NASA's next moon shot — a robotic spacecraft tasked with investigating lunar dust and the moon's thin atmosphere — is set to launch from Virginia this week.
The Lunar Atmosphere and Dust Environment Explorer (LADEE for short) is scheduled to start its journey to the moon on Friday (Sept. 6) at 11:27 p.m. EDT (0327 Sept. 7 GMT), launching atop a Minotaur 5 rocket, the maiden voyage for the new booster.
Weather permitting, the launch may be visible to observers along the East Coast of the United States when the rocket lifts off from NASA's Wallops Flight Facility on Wallops Island, Va. [Photos: NASA's LADEE Moon Dust Mission in Pictures]
"I love this mission. LADEE is going to be fantastic," John Grunsfeld, associate administrator for NASA's science mission directorate, told reporters in a briefing on Aug. 22. "I'm getting really excited as we move to the launch pad first of all because it's going to the moon.
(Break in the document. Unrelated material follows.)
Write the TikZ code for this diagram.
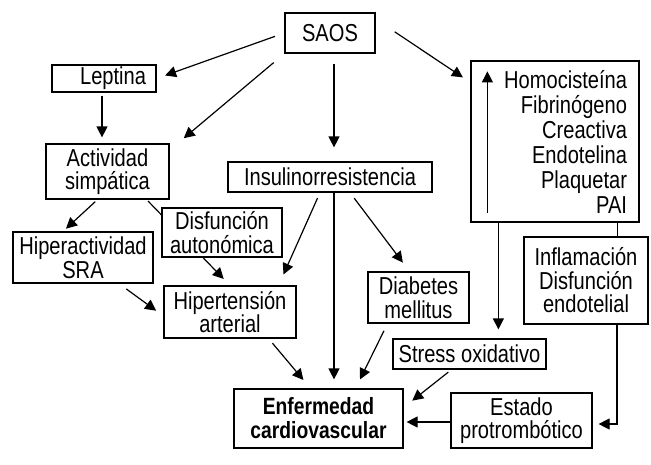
\documentclass[tikz,border=0pt]{standalone}
\usepackage{fontspec}
\setmainfont{Liberation Sans}[FakeStretch=0.82]
\usetikzlibrary{arrows.meta}

\begin{document}
\begin{tikzpicture}[x=1pt,y=-1pt,arr/.style={line width=1.2pt,
        -{Triangle[length=11pt,width=11pt]}},big/.style={font=\fontsize{24.5}{23.5}\selectfont}]
    \tikzstyle{box}=[draw,line width=1.2pt,fill=white,inner sep=2pt,align=center,big]

    \useasboundingbox (0,0) rectangle (651,464);

    \node[box,minimum width=90pt,minimum height=40pt] (saos) at (330,33) {SAOS};
    \node[box,minimum width=104pt,minimum height=27pt,text width=84pt,align=right] (leptina) at (104,78.5) {Leptina};
    \node[box,minimum width=123pt,minimum height=55pt] (actividad) at (107.5,171.5) {Actividad\\simpática};
    \node[box,minimum width=204pt,minimum height=30pt] (insulina) at (330,177) {Insulinorresistencia};
    \node[box,minimum width=168pt,minimum height=161pt,inner xsep=12pt,text width=144pt,align=right,
        font=\fontsize{24.5}{25}\selectfont] (homo) at (555,141.5) {Homocisteína\\Fibrinógeno\\Creactiva\\Endotelina\\Plaquetar\\PAI};
    \node[box,minimum width=140pt,minimum height=51pt] (hiper) at (83,257.5) {Hiperactividad\\SRA};
    \node[box,minimum width=132pt,minimum height=52pt] (hta) at (230,312) {Hipertensión\\arterial};
    \node[box,minimum width=169pt,minimum height=59pt,font=\bfseries\fontsize{23.5}{24}\selectfont] (enf) at (318.5,418.5) {Enfermedad\\cardiovascular};
    \node[box,minimum width=101pt,minimum height=51pt] (diabetes) at (418.5,297.5) {Diabetes\\mellitus};
    \node[box,minimum width=153pt,minimum height=30pt] (stress) at (469.5,354) {Stress oxidativo};
    \node[box,minimum width=124pt,minimum height=87pt] (inflam) at (586,280.5) {Inflamación\\Disfunción\\endotelial};
    \node[box,minimum width=141pt,minimum height=55pt] (estado) at (521.5,420.5) {Estado\\protrombótico};

    \draw[arr,shorten <=10pt,shorten >=9pt] (saos.west) -- (leptina.east);
    \draw[arr,shorten <=14pt,shorten >=8pt] (saos.south west) -- ([xshift=8pt]actividad.north east);
    \draw[arr,shorten <=3pt,shorten >=6pt] ([xshift=-2pt]leptina.south) -- ([xshift=-2pt]leptina.south |- actividad.north);
    \draw[arr,shorten <=10pt,shorten >=14pt] ([xshift=4pt]saos.south) -- ([xshift=4pt]insulina.north);
    \draw[arr,shorten <=23pt,shorten >=9pt] ([yshift=14pt]saos.east) -- ([yshift=-22pt]homo.north west);
    \draw[arr,shorten <=3pt,shorten >=4pt] ([xshift=-10pt]actividad.south) -- ([xshift=-20pt]hiper.north);
    \draw[arr,shorten <=2pt,shorten >=9pt] ([xshift=-23pt]actividad.south east) -- (hta.north);
    \draw[arr,shorten <=9pt,shorten >=9pt] ([xshift=36pt]hiper.south) -- ([yshift=-4pt]hta.west);
    \draw[arr,shorten <=6pt,shorten >=12pt] ([xshift=-10pt]insulina.south) -- ([xshift=-18pt]hta.north east);
    \draw[arr,shorten >=9pt] ([xshift=4pt]insulina.south) -- ([xshift=4pt]insulina.south |- enf.north);
    \draw[arr,shorten <=7pt,shorten >=11pt] ([xshift=20pt]insulina.south) -- ([xshift=-9pt]diabetes.north);
    \draw[arr,shorten <=6pt,shorten >=11pt] ([xshift=-28pt]hta.south east) -- ([xshift=-8pt]enf.north);
    \draw[arr,shorten <=8pt,shorten >=10pt] ([xshift=-31pt]diabetes.south) -- ([xshift=-48pt]enf.north east);
    \draw[arr,shorten >=9pt] ([xshift=28pt]homo.south west) -- ([xshift=28pt]homo.south west |- stress.north);
    \draw[line width=1.2pt] ([xshift=-22pt]homo.south east) -- ([xshift=-22pt]homo.south east |- inflam.north);
    \draw[arr,shorten <=4pt,shorten >=11pt] ([xshift=-18pt]stress.south) -- ([yshift=11pt]enf.east);
    \draw[arr,shorten >=3pt] ([yshift=-1.5pt]estado.west) -- ([yshift=-1.5pt]estado.west -| enf.east);
    \draw[arr,shorten >=6pt] ([xshift=31pt]inflam.south) |- ([yshift=-3.5pt]estado.east);

    \coordinate (up0) at ([xshift=17pt,yshift=10pt]homo.south west);
    \coordinate (up1) at ([xshift=17pt,yshift=-11pt]homo.north west);
    \draw[arr] (up0) -- (up1);

    \node[box,minimum width=120pt,minimum height=49pt] (disf) at (222,232.5) {Disfunción\\autonómica};

\end{tikzpicture}
\end{document}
Ever since I was a young boy like so many folks looking up at the sky I've wondered about the moon."
LADEE — pronounced "laddie," not "lady" — will probe the lunar atmosphere for signs of moon dust that could have created a distinct glow on the moon's horizon that Apollo astronauts saw before sunrise. Scientists think that the mysterious luminosity could have been created by charged dust above the surface of the moon.
The LADEE spacecraft will also use its instrumentation to examine the thin atmosphere of the moon, called a surface boundary exosphere. Many moons, plants and some large asteroids all have this kind of atmosphere making it the most common kind of atmosphere in the solar system, Sarah Noble, a LADEE program scientist said.
Investigating the moon's atmosphere could help scientists understand more about the nature of atmospheres on many other bodies in the solar system including the closest planet to the sun, Mercury.
"The interesting thing about Mercury is that we don't have any samples of Mercury's surface ..." Noble said. "On the moon, we actually already know what the rocks are at the surface, but [LADEE] will help to compare what is on the surface versus what is in the atmosphere on the moon. [This science] will actually help us work our way back to Mercury and understand the difference between what we're seeing in the atmosphere and what might be on the ground there. We're actually going to learn about Mercury even from this lunar mission."
Once launched, LADEE will take 30 days to make it into its final orbit around the moon. The probe could make it to the Earth's cosmic neighbor in less time, but it would use too much fuel getting there, mission scientists said.
Fuel on LADEE needs to be conserved in order to perform the 100 days of science scheduled for the spacecraft's mission. The probe will be put into a relatively low orbit and because the moon's gravity is lumpy, LADEE needs a significant amount of fuel to stay stable in its orbit.
"With the Lunar Reconnaissance Orbiter — which is still in orbit around the moon — we've learned an enormous amount about the surface of the moon," Grunsfeld said. "With GRAIL we studied the interior of the moon, and now with LADEE we're going to learn about the moon's atmosphere which is something very mysterious and we know very little about. This is a particularly exciting mission for us."